I am sitting on the committee this year, my career in years past has never afforded me the time to be involved before and I am enjoying the experience and hope I am bringing some ideas to the table.

I primarily decided to join the committee because my cousin and I have been working on a family history book for the last 3 years with the intention of its release at this family reunion.

We have been holding a formal family reunion every five years for the last 30 years. Before that we had gatherings but they were never quite so formal or organized. The family has always been large, and it has grown exponentially in the last 20 years, since I have 45 cousins who are all married with children and some with grandchildren.

The reunion committee currently meets about once a month to stay ahead of details and make sure everything gets booked in good time, the hall, caterer, portable toilets, DJ and entertainment.

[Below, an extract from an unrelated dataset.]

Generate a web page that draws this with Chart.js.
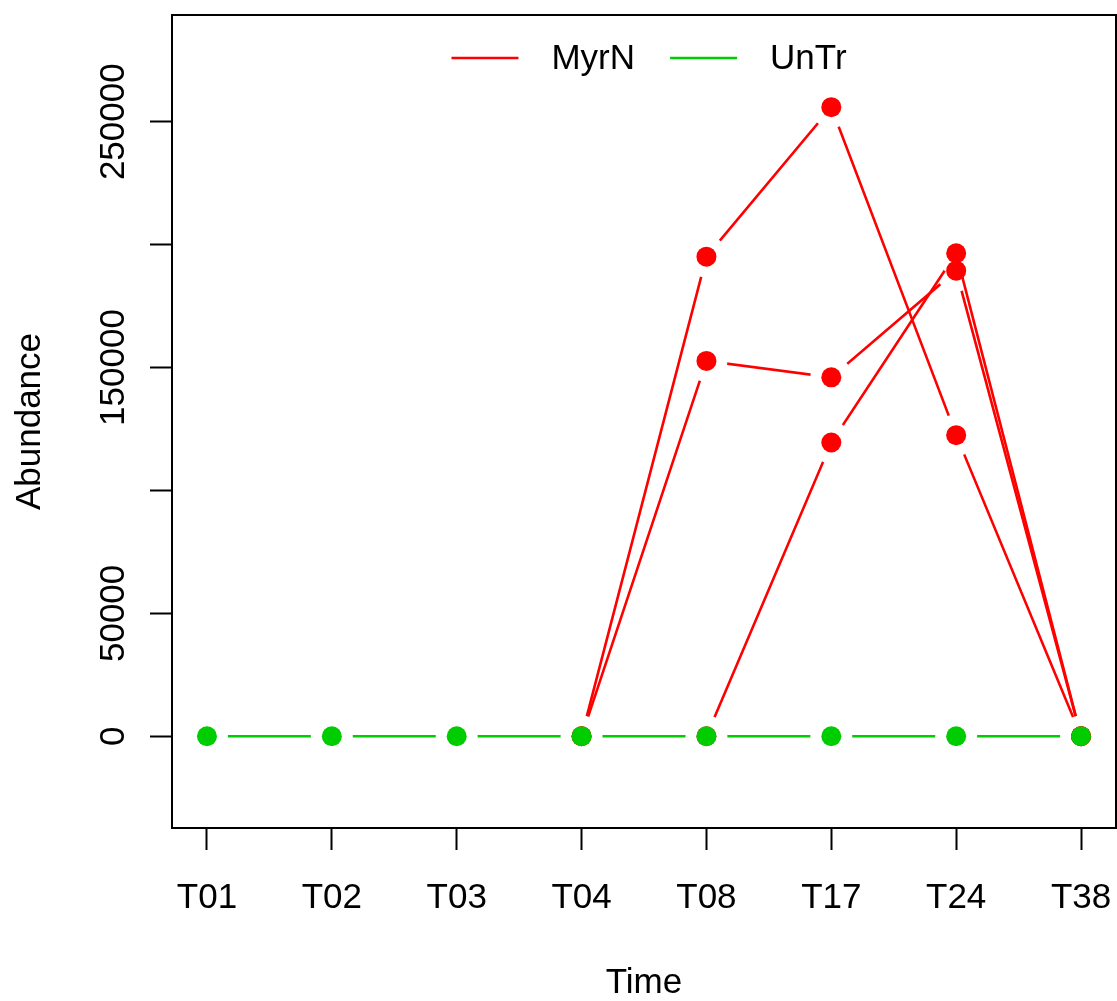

We are a proud bunch, and we celebrate our Canadian heritage, Polish and German heritage and since some of my cousins were born and currently live in the United States, we are sensitive to having an American element at the reunion despite celebrating in Canada. Many will be interested to know when they get their history book this year that they are just as much Irish as Polish.

If you have yet to plan a family reunion or are in process of planning one, I’m sure you can join me in attesting to the fact that it can be an overwhelming and thankless job.

This Follow Friday I would like to direct your attention to a little magazine and website that can help take some of the stress out of planning a family reunion.

Reunions Magazine and provides and extensive list of tools to help you organize your reunion. The website and magazine consist of a variety of articles and podcasts all formulated around offering you ideas and how-tos for planning your reunion. Everything from choosing a date and place, to getting the word out, ideas on how to finance your reunion to suggestions for activities and games and icebreakers. They also offer up some ideas on how to include some family history and genealogy in your reunion.

Reunions Magazine
Reunions Magazine is published four times a year at a very affordable rate of $3.00 an issue. They also offer a reunion workbook to help keep you organized and on task for $9.95. The website provides a forum where you can post questions and discuss your reunion questions or offer up some fresh ideas to others who are overwhelmed by their project.

With my own family reunion only three short weeks away, I have turned to Reunions Magazine on several occasions to bring some ideas to our committee. Check them out and make your next family reunion an event to remember.

Wisdom Wednesday - Quote of the Week

I apologize my posting has been sporadic of late. We have put the family history book to bed ( I will share more about that in future posts) and anxiously await its arrival.

I have just celebrated the 50th Anniversary of my parents wedding and as chief cook and bottle washer I had my hands full. Now it is full steam ahead to reunion plans.(Look to Friday's post for some reunion ideas).

However, I am happy to get back to posting on a regular basis. Geneabloggers have recently started a new Wednesday theme and I am happy to join along. Previously Wordless Wednesday was never my thing, as a writer it went against every grain of my being. However, Wisdom Wednesday I can certainly get behind.

In writing our family history book we often turned to quotes in the writing of our book. I personally find them to be thought provoking, and help to enhance the book. 

If you are writing your family history book , I encourage you to look to quotes to enhance your book. They are easily found on the Internet, just make sure you give proper citation to the author.

To start this first Wisdom Wednesday, I wish to share a quote that eventually lead us to the title of our family history book. Our family book is entitled  The Waters of My Ancestors, The Kowalsky-Vogel Story.

We have taken our inspirations from the following quote.

"I have drunk deep of the waters of my ancestors" Larry Neal

Larry Neal or Lawerence Neal (September 5, 1937 – January 1981) was a scholar of African-American theatre. He is well known for his contributions to the Black Arts Movement of the 1960s and 1970s.

Do you have a favourite quote genealogy, family related, feel free to share it here on Wisdom Wednesday.